The material below has pictures in it. Set down only the lines from the line containing "Clone this chart in seaborn and matplotlib." through the line containing "lefts = lefts + np.array(vals)", word for word, and leave the pictures behind.

§ GIVEN DATA:
============

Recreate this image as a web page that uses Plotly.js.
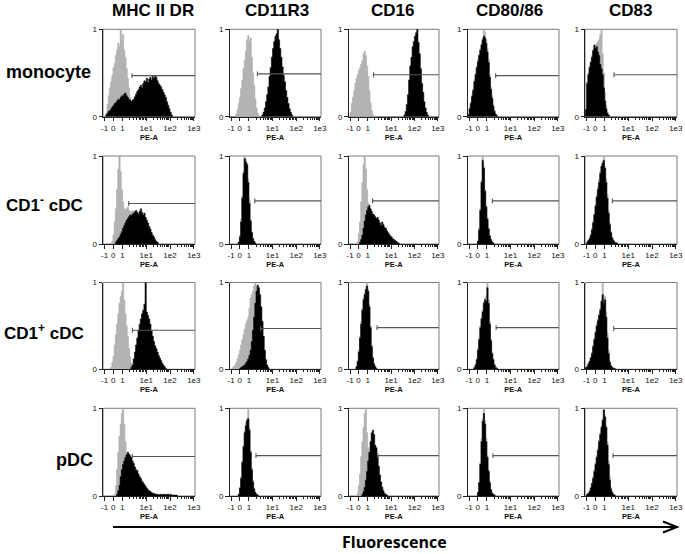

============

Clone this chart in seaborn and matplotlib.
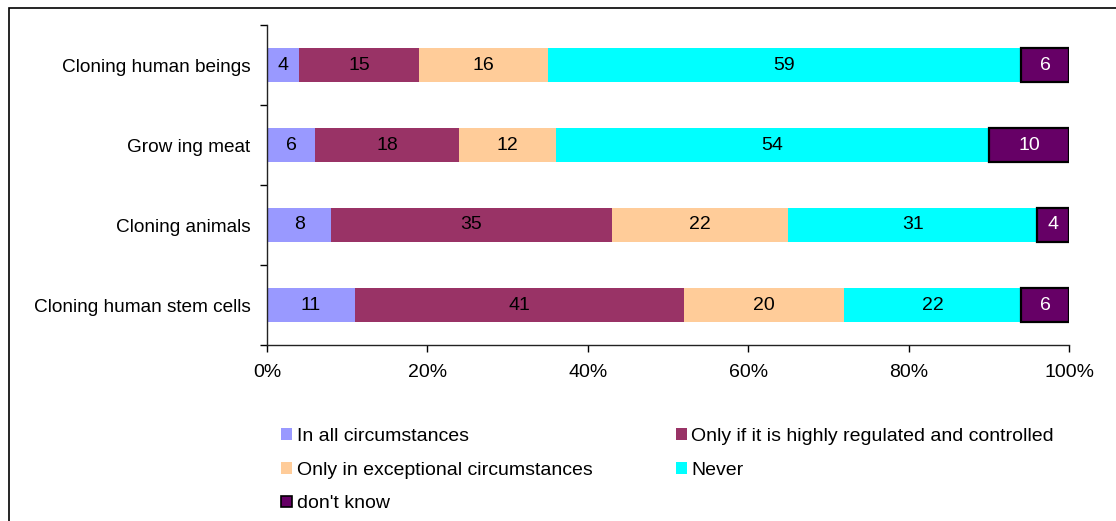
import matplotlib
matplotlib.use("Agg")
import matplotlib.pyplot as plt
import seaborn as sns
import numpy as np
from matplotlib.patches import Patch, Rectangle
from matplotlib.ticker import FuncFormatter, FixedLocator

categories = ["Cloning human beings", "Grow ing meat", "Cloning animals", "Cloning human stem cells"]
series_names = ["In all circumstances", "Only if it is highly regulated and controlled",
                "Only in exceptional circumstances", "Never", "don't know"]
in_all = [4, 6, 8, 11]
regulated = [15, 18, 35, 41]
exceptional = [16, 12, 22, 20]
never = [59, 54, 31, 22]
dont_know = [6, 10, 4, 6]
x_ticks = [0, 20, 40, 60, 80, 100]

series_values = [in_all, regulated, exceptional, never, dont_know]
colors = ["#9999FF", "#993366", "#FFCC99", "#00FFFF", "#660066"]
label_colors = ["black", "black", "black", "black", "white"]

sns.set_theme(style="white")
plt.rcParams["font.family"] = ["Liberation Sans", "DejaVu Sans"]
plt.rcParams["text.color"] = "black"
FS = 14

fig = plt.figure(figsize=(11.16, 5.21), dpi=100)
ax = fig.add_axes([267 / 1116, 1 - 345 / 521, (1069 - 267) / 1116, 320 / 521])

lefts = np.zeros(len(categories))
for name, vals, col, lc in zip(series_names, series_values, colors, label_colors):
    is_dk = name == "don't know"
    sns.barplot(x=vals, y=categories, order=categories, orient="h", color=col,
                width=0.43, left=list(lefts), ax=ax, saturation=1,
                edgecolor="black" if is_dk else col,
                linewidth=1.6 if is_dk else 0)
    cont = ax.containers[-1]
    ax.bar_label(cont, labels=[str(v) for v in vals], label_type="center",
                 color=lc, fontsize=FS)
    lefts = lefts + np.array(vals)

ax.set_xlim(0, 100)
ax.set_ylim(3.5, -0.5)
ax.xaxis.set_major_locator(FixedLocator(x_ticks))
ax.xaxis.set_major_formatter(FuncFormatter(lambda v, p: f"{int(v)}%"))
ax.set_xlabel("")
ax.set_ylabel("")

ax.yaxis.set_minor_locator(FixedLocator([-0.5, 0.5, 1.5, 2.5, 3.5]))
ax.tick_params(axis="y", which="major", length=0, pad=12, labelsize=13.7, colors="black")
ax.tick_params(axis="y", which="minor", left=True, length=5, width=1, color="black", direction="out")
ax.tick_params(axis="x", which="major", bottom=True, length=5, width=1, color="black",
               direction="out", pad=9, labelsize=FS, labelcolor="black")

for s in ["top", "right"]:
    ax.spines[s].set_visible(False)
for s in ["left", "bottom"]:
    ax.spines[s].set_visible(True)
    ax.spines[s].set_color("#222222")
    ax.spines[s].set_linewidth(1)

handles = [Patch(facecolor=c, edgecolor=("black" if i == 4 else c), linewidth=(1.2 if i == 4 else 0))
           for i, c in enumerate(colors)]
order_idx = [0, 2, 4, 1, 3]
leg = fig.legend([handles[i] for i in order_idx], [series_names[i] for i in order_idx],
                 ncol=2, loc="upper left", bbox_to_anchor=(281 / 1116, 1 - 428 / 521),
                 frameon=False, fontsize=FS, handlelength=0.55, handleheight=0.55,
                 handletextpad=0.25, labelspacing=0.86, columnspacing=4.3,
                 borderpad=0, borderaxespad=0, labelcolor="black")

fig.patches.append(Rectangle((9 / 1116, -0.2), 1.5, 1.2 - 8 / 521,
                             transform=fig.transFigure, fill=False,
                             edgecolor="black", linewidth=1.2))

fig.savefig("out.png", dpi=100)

============

§ SOLUTION TO THE EXERCISE:
Clone this chart in seaborn and matplotlib.
import matplotlib
matplotlib.use("Agg")
import matplotlib.pyplot as plt
import seaborn as sns
import numpy as np
from matplotlib.patches import Patch, Rectangle
from matplotlib.ticker import FuncFormatter, FixedLocator

categories = ["Cloning human beings", "Grow ing meat", "Cloning animals", "Cloning human stem cells"]
series_names = ["In all circumstances", "Only if it is highly regulated and controlled",
                "Only in exceptional circumstances", "Never", "don't know"]
in_all = [4, 6, 8, 11]
regulated = [15, 18, 35, 41]
exceptional = [16, 12, 22, 20]
never = [59, 54, 31, 22]
dont_know = [6, 10, 4, 6]
x_ticks = [0, 20, 40, 60, 80, 100]

series_values = [in_all, regulated, exceptional, never, dont_know]
colors = ["#9999FF", "#993366", "#FFCC99", "#00FFFF", "#660066"]
label_colors = ["black", "black", "black", "black", "white"]

sns.set_theme(style="white")
plt.rcParams["font.family"] = ["Liberation Sans", "DejaVu Sans"]
plt.rcParams["text.color"] = "black"
FS = 14

fig = plt.figure(figsize=(11.16, 5.21), dpi=100)
ax = fig.add_axes([267 / 1116, 1 - 345 / 521, (1069 - 267) / 1116, 320 / 521])

lefts = np.zeros(len(categories))
for name, vals, col, lc in zip(series_names, series_values, colors, label_colors):
    is_dk = name == "don't know"
    sns.barplot(x=vals, y=categories, order=categories, orient="h", color=col,
                width=0.43, left=list(lefts), ax=ax, saturation=1,
                edgecolor="black" if is_dk else col,
                linewidth=1.6 if is_dk else 0)
    cont = ax.containers[-1]
    ax.bar_label(cont, labels=[str(v) for v in vals], label_type="center",
                 color=lc, fontsize=FS)
    lefts = lefts + np.array(vals)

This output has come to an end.